▶ **What to produce**: Both boundary lines count: repeat, exactly and alone, the lines from the one containing "Give me the matplotlib source for this chart." to the one containing "lab.set_fontsize(8)", with pictures left out.

▶ **The data**:
+++

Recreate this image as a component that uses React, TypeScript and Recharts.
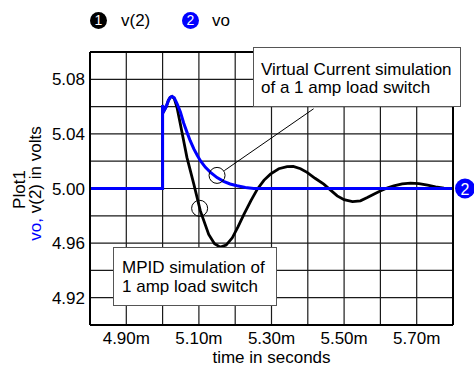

+++

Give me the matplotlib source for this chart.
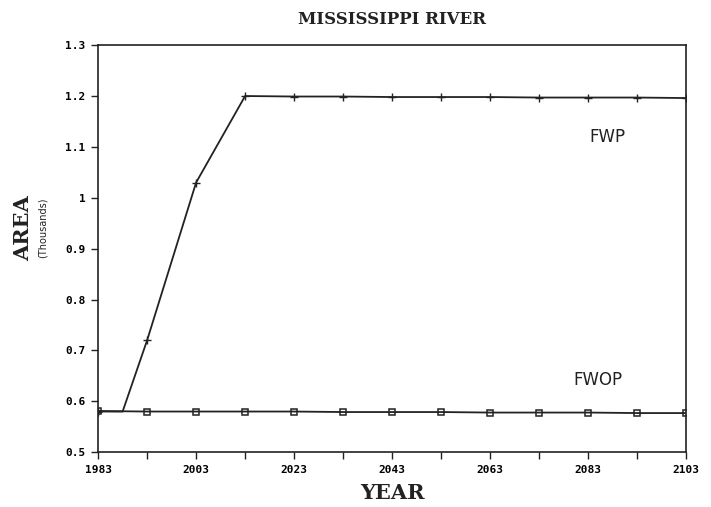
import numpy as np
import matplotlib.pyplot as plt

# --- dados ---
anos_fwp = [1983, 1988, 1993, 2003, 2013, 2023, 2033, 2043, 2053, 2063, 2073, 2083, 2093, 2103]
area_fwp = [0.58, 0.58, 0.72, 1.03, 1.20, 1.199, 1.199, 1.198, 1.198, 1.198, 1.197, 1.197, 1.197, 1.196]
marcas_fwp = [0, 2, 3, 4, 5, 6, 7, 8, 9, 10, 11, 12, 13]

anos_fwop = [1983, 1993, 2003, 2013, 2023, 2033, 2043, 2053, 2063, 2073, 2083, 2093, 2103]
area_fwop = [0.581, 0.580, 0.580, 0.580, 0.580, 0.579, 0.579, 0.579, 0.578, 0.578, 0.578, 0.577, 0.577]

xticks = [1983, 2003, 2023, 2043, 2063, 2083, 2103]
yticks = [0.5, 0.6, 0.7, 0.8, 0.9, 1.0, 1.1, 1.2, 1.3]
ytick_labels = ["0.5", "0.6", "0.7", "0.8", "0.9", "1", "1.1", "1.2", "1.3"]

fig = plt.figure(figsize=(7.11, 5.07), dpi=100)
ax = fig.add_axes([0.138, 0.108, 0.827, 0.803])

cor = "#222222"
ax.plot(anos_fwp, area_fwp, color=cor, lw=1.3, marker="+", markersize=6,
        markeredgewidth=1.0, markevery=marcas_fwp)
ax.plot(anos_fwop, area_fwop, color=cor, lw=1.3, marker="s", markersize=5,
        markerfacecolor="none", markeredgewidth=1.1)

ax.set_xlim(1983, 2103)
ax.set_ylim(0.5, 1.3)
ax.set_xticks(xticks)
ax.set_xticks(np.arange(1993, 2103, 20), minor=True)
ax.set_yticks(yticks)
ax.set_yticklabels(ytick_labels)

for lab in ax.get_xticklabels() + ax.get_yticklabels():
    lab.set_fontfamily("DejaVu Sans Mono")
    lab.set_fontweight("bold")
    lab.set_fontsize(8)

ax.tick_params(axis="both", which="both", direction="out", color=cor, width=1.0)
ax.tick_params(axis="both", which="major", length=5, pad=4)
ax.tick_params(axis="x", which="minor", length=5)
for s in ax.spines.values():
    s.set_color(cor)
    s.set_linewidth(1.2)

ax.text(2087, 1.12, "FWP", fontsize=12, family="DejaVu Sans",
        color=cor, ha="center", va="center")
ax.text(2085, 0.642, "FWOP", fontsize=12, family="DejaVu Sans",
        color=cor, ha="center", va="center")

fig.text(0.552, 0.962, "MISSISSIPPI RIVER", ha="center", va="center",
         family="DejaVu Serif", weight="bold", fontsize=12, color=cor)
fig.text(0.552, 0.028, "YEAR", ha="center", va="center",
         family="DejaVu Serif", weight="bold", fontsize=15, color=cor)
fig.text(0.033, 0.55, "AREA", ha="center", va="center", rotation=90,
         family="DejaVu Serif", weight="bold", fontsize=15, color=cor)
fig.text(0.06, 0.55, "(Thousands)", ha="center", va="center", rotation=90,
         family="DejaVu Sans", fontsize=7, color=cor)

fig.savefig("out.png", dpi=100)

+++

▶ **Written solution**:
Give me the matplotlib source for this chart.
import numpy as np
import matplotlib.pyplot as plt

# --- dados ---
anos_fwp = [1983, 1988, 1993, 2003, 2013, 2023, 2033, 2043, 2053, 2063, 2073, 2083, 2093, 2103]
area_fwp = [0.58, 0.58, 0.72, 1.03, 1.20, 1.199, 1.199, 1.198, 1.198, 1.198, 1.197, 1.197, 1.197, 1.196]
marcas_fwp = [0, 2, 3, 4, 5, 6, 7, 8, 9, 10, 11, 12, 13]

anos_fwop = [1983, 1993, 2003, 2013, 2023, 2033, 2043, 2053, 2063, 2073, 2083, 2093, 2103]
area_fwop = [0.581, 0.580, 0.580, 0.580, 0.580, 0.579, 0.579, 0.579, 0.578, 0.578, 0.578, 0.577, 0.577]

xticks = [1983, 2003, 2023, 2043, 2063, 2083, 2103]
yticks = [0.5, 0.6, 0.7, 0.8, 0.9, 1.0, 1.1, 1.2, 1.3]
ytick_labels = ["0.5", "0.6", "0.7", "0.8", "0.9", "1", "1.1", "1.2", "1.3"]

fig = plt.figure(figsize=(7.11, 5.07), dpi=100)
ax = fig.add_axes([0.138, 0.108, 0.827, 0.803])

cor = "#222222"
ax.plot(anos_fwp, area_fwp, color=cor, lw=1.3, marker="+", markersize=6,
        markeredgewidth=1.0, markevery=marcas_fwp)
ax.plot(anos_fwop, area_fwop, color=cor, lw=1.3, marker="s", markersize=5,
        markerfacecolor="none", markeredgewidth=1.1)

ax.set_xlim(1983, 2103)
ax.set_ylim(0.5, 1.3)
ax.set_xticks(xticks)
ax.set_xticks(np.arange(1993, 2103, 20), minor=True)
ax.set_yticks(yticks)
ax.set_yticklabels(ytick_labels)

for lab in ax.get_xticklabels() + ax.get_yticklabels():
    lab.set_fontfamily("DejaVu Sans Mono")
    lab.set_fontweight("bold")
    lab.set_fontsize(8)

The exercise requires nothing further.